If you like specs, here’s where you’ll find the Kia Carnival compared to all the other minivans.

What is the 2022 Carnival's price and what features are available?

Pricing for the 2022 Kia Carnival can be found below, broken down into the available trim levels of LX, EX, SX and SX-Prestige. All include the $1,175 destination charge.

  • LX: $33,275

  • EX: $38,775

  • SX: $42,275

  • SX-Prestige: $47,275

For family duty hauling lots of folks around, both the LX and EX are great values. The LX includes many essentials, and the luxuries added by the EX are worth the extra coin. Notable features for the EX include 19-inch alloy wheels, rear sun shades, eight-passenger seating, leatherette seats, long-sliding rails for the rear seats, a leather-wrapped steering wheel and shift knob, a power liftgate, tri-zone climate control, and most important of all, many of Kia’s neat in-cabin tech features. These include the Cabin Camera (view of rear rows in the screen), Cabin Intercom, Quiet Mode (turns off rear speakers for sleeping occupants) and adaptive cruise control with Kia’s sublime Highway Drive Assist.

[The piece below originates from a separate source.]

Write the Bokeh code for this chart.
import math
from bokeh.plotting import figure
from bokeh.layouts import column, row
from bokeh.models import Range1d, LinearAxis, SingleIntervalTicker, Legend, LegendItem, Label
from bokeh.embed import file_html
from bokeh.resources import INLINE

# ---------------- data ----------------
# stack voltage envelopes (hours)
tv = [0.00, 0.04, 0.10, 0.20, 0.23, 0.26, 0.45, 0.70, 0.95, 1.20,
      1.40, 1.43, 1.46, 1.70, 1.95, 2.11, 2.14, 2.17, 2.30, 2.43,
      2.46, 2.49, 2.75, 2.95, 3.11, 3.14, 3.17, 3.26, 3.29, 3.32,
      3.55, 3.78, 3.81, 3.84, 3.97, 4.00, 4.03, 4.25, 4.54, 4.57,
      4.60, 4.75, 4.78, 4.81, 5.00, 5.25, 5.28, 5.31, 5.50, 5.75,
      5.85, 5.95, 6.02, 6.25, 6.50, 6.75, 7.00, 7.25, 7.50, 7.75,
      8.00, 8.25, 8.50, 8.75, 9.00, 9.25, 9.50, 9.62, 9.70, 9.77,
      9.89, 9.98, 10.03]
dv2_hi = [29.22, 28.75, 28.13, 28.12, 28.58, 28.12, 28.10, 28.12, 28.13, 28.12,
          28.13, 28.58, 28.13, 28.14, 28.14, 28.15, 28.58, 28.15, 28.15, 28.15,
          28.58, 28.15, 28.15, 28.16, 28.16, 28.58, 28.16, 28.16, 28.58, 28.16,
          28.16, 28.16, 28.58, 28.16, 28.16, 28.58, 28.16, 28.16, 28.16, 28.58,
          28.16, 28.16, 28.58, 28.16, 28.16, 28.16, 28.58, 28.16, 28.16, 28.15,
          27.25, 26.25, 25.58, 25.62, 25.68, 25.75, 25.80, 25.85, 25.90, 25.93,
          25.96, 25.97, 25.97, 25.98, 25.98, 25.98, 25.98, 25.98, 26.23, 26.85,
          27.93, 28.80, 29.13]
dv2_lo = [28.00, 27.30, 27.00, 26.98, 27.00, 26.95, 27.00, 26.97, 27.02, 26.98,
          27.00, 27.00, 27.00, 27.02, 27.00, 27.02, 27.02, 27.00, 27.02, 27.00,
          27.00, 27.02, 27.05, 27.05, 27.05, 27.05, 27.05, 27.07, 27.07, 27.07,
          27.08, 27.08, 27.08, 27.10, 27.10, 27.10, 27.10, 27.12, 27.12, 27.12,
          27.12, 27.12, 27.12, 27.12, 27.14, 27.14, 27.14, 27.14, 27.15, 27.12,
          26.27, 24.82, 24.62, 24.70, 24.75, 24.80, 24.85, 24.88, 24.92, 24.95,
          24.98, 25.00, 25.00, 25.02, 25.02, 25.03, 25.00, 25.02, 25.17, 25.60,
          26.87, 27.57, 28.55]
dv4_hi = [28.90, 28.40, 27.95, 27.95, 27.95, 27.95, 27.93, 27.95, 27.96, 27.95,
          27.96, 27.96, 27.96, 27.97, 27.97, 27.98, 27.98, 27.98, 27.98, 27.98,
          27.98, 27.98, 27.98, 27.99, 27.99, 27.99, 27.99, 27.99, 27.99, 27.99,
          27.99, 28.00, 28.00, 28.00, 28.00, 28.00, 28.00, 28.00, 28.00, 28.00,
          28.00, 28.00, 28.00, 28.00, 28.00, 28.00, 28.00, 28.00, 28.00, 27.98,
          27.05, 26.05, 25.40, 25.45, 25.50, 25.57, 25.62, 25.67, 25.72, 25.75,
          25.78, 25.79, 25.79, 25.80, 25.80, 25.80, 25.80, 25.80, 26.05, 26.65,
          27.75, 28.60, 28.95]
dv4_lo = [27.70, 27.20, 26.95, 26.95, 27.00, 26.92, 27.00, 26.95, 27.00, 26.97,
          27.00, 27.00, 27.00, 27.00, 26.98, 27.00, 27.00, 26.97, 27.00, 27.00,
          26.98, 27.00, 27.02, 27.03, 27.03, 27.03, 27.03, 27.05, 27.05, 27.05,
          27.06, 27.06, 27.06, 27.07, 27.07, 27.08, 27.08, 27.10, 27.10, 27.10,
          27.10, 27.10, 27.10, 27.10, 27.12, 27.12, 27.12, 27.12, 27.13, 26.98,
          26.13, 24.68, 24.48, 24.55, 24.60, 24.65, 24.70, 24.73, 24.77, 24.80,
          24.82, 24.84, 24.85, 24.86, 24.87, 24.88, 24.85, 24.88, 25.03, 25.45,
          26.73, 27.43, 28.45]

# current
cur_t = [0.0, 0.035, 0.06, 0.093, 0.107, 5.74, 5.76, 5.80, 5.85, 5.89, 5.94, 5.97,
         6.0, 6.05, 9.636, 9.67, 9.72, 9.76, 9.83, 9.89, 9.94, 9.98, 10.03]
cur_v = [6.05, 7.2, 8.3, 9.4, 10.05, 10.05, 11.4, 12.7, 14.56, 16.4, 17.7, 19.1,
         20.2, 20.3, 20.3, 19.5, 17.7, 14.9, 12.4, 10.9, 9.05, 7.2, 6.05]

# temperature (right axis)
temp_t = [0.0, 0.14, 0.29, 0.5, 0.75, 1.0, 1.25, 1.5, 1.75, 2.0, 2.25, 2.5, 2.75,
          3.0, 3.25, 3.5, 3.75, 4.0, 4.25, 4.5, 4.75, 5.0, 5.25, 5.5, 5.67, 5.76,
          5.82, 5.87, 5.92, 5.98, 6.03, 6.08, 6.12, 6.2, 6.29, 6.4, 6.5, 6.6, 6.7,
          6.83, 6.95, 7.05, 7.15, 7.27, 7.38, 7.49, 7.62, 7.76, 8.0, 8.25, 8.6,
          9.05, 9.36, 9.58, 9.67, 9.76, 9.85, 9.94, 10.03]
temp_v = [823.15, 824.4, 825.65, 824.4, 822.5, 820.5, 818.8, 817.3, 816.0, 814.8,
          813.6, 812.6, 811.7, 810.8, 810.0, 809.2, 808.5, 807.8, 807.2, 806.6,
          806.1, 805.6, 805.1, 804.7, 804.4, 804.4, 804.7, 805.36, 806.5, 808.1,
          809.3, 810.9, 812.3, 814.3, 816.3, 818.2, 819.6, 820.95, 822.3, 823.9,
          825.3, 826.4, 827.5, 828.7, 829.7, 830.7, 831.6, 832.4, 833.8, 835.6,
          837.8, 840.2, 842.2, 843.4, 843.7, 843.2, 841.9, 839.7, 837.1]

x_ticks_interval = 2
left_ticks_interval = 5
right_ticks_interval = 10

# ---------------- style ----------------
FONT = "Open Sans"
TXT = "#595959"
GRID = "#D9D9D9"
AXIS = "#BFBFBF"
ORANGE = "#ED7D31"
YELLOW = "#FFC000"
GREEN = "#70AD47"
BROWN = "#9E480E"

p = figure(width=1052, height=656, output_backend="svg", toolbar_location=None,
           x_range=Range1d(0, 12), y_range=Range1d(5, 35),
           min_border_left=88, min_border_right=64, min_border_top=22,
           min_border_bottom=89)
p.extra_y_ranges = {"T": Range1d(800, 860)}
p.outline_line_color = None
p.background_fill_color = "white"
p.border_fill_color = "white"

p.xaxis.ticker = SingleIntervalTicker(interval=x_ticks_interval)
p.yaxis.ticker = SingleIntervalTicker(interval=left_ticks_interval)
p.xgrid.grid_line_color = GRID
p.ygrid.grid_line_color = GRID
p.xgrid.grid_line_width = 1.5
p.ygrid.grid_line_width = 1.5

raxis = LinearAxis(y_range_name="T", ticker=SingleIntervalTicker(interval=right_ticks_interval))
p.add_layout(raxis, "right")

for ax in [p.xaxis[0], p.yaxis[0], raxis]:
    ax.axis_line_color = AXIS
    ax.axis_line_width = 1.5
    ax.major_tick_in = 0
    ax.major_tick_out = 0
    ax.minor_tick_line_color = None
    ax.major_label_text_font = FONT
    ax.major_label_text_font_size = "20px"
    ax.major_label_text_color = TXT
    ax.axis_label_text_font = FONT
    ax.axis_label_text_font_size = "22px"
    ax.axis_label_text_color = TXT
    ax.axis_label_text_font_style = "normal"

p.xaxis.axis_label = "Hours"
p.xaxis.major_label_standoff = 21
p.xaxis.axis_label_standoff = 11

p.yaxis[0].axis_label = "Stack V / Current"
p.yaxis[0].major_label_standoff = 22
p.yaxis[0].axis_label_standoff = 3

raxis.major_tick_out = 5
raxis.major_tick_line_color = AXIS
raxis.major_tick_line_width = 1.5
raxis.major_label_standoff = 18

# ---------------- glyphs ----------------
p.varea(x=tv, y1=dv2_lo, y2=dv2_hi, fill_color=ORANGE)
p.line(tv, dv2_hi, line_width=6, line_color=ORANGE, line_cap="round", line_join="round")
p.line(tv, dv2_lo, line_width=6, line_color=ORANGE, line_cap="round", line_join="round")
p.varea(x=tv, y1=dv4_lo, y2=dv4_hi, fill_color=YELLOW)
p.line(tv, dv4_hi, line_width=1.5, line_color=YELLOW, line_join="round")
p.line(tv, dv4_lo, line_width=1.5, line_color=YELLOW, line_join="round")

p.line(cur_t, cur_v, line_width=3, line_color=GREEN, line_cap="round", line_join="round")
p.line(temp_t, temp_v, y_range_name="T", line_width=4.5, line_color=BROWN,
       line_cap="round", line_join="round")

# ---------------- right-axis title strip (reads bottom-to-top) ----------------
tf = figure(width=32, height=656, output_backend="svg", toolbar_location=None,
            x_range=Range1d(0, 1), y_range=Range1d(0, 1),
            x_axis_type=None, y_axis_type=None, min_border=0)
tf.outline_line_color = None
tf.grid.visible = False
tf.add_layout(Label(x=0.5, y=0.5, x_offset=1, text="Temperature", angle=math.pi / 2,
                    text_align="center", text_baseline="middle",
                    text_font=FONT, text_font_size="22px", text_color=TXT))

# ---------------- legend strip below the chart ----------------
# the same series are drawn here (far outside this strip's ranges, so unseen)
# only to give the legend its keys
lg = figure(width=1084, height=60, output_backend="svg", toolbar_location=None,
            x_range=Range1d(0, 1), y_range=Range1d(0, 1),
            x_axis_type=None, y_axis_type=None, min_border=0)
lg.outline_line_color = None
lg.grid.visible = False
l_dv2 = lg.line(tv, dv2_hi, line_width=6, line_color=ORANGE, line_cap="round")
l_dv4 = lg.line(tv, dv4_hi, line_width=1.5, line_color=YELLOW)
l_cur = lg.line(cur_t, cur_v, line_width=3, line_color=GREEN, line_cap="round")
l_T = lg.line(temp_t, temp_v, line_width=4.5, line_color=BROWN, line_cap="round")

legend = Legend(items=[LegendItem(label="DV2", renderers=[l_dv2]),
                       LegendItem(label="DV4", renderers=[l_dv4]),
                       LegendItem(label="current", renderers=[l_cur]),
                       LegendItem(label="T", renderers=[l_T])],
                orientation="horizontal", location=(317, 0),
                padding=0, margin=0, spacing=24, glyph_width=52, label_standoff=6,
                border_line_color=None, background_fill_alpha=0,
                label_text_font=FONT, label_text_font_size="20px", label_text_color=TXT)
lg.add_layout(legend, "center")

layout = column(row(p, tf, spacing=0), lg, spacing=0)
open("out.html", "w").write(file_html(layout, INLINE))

The SX-Prestige adds all of the high-class luxury features — the VIP seats are standard — but only go for this trim if maximum utility takes a back seat to maximum luxury.

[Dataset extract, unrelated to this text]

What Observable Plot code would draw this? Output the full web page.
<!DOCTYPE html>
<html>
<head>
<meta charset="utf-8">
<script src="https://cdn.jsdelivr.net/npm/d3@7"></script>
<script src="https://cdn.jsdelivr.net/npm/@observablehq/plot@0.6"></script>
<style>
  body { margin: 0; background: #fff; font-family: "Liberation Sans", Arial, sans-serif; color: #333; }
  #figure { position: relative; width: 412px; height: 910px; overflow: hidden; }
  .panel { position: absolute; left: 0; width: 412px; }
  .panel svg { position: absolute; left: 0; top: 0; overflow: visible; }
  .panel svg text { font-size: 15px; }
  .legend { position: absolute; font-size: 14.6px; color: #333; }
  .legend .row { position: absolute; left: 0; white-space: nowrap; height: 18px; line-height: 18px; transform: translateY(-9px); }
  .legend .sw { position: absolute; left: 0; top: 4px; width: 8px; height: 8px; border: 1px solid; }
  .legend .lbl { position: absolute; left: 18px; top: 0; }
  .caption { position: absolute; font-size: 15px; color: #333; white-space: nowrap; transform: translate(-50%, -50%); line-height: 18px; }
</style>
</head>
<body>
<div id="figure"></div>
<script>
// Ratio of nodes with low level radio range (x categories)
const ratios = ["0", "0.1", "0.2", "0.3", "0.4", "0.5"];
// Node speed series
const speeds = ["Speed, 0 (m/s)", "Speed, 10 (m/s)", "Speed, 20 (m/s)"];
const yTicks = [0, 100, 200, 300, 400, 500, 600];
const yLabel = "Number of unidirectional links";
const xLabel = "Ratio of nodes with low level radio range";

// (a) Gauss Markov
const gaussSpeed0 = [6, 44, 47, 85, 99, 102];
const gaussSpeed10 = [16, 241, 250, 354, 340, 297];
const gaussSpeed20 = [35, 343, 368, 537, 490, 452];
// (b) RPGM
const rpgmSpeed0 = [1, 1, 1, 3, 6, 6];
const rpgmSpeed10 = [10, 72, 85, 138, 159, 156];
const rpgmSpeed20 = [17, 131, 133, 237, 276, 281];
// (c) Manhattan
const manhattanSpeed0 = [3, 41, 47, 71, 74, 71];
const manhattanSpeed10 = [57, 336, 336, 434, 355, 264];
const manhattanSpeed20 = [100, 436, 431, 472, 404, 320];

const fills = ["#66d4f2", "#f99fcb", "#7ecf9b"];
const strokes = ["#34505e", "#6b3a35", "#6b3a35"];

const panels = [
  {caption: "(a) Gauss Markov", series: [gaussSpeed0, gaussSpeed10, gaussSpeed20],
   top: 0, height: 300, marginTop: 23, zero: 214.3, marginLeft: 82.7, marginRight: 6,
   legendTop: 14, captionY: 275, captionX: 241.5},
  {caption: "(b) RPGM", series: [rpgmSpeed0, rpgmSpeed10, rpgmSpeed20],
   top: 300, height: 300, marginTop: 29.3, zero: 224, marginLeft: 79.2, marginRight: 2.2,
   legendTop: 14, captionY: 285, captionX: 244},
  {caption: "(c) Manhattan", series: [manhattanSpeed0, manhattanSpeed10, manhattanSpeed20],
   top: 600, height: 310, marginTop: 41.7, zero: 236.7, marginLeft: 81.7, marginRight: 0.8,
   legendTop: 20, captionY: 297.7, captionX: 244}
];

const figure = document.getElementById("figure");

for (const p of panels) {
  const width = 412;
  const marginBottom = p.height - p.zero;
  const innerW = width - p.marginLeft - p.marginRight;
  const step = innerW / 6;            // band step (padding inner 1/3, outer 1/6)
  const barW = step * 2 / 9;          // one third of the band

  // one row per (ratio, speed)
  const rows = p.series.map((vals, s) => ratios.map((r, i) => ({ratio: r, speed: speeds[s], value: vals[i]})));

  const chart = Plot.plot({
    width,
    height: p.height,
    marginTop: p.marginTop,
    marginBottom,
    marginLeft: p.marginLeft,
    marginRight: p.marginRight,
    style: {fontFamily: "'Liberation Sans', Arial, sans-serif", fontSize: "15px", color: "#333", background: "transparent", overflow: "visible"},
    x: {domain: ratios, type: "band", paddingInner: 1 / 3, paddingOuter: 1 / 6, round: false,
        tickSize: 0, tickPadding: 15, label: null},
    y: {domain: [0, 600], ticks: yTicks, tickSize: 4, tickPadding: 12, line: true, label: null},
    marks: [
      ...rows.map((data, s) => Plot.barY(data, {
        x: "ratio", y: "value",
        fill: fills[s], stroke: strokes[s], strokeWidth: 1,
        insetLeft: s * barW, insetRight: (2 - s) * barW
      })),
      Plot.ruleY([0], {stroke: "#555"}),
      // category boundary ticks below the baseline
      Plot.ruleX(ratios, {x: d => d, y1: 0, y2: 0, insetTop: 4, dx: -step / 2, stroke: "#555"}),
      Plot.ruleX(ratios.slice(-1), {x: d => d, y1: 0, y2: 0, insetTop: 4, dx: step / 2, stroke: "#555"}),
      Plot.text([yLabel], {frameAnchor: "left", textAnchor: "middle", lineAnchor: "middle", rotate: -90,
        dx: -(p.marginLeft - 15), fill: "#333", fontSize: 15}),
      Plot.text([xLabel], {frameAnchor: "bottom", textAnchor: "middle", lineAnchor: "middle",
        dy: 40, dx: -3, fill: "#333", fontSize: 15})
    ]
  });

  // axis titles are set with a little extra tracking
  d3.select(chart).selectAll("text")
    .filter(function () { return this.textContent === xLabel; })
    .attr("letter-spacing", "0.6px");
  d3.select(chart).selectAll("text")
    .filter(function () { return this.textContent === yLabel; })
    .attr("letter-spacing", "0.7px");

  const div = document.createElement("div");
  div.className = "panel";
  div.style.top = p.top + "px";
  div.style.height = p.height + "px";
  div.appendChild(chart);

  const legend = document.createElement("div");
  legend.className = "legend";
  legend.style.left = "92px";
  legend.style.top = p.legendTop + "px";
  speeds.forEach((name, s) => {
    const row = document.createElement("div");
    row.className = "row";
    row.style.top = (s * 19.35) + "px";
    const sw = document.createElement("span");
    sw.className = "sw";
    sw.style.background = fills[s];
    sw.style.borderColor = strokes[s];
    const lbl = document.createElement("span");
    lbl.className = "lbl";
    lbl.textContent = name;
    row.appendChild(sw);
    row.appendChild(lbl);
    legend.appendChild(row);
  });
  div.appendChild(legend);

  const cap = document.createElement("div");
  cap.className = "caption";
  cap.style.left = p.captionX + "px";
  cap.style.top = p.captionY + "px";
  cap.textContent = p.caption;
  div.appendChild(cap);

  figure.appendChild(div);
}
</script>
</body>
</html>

You can find a full breakdown of features, specs and local pricing here on Autoblog.

What are the Carnival safety ratings and driver assistance features?

Most of the important features come standard on the 2022 Carnival. Driver assistance features on the base LX include forward collision avoidance (car and pedestrian), lane-keeping assist, blind spot warning w/collision avoidance, rear cross-traffic alert w/collision avoidance, rear parking sensors, rear occupant alert, and a “safe exit assist” feature that watches for cars approaching from the rear when exiting into a street. Stepping up to higher trims unlocks features such as forward collision avoidance for cyclists, front parking sensors and Highway Driving Assist. The SX-Prestige gets those epic Blind View Monitors that allow you to see your blind spots with the turn indicator on via a live video feed to the digital instrument cluster.

The 2022 Carnival had not been crash-tested by a third party at the time of this writing.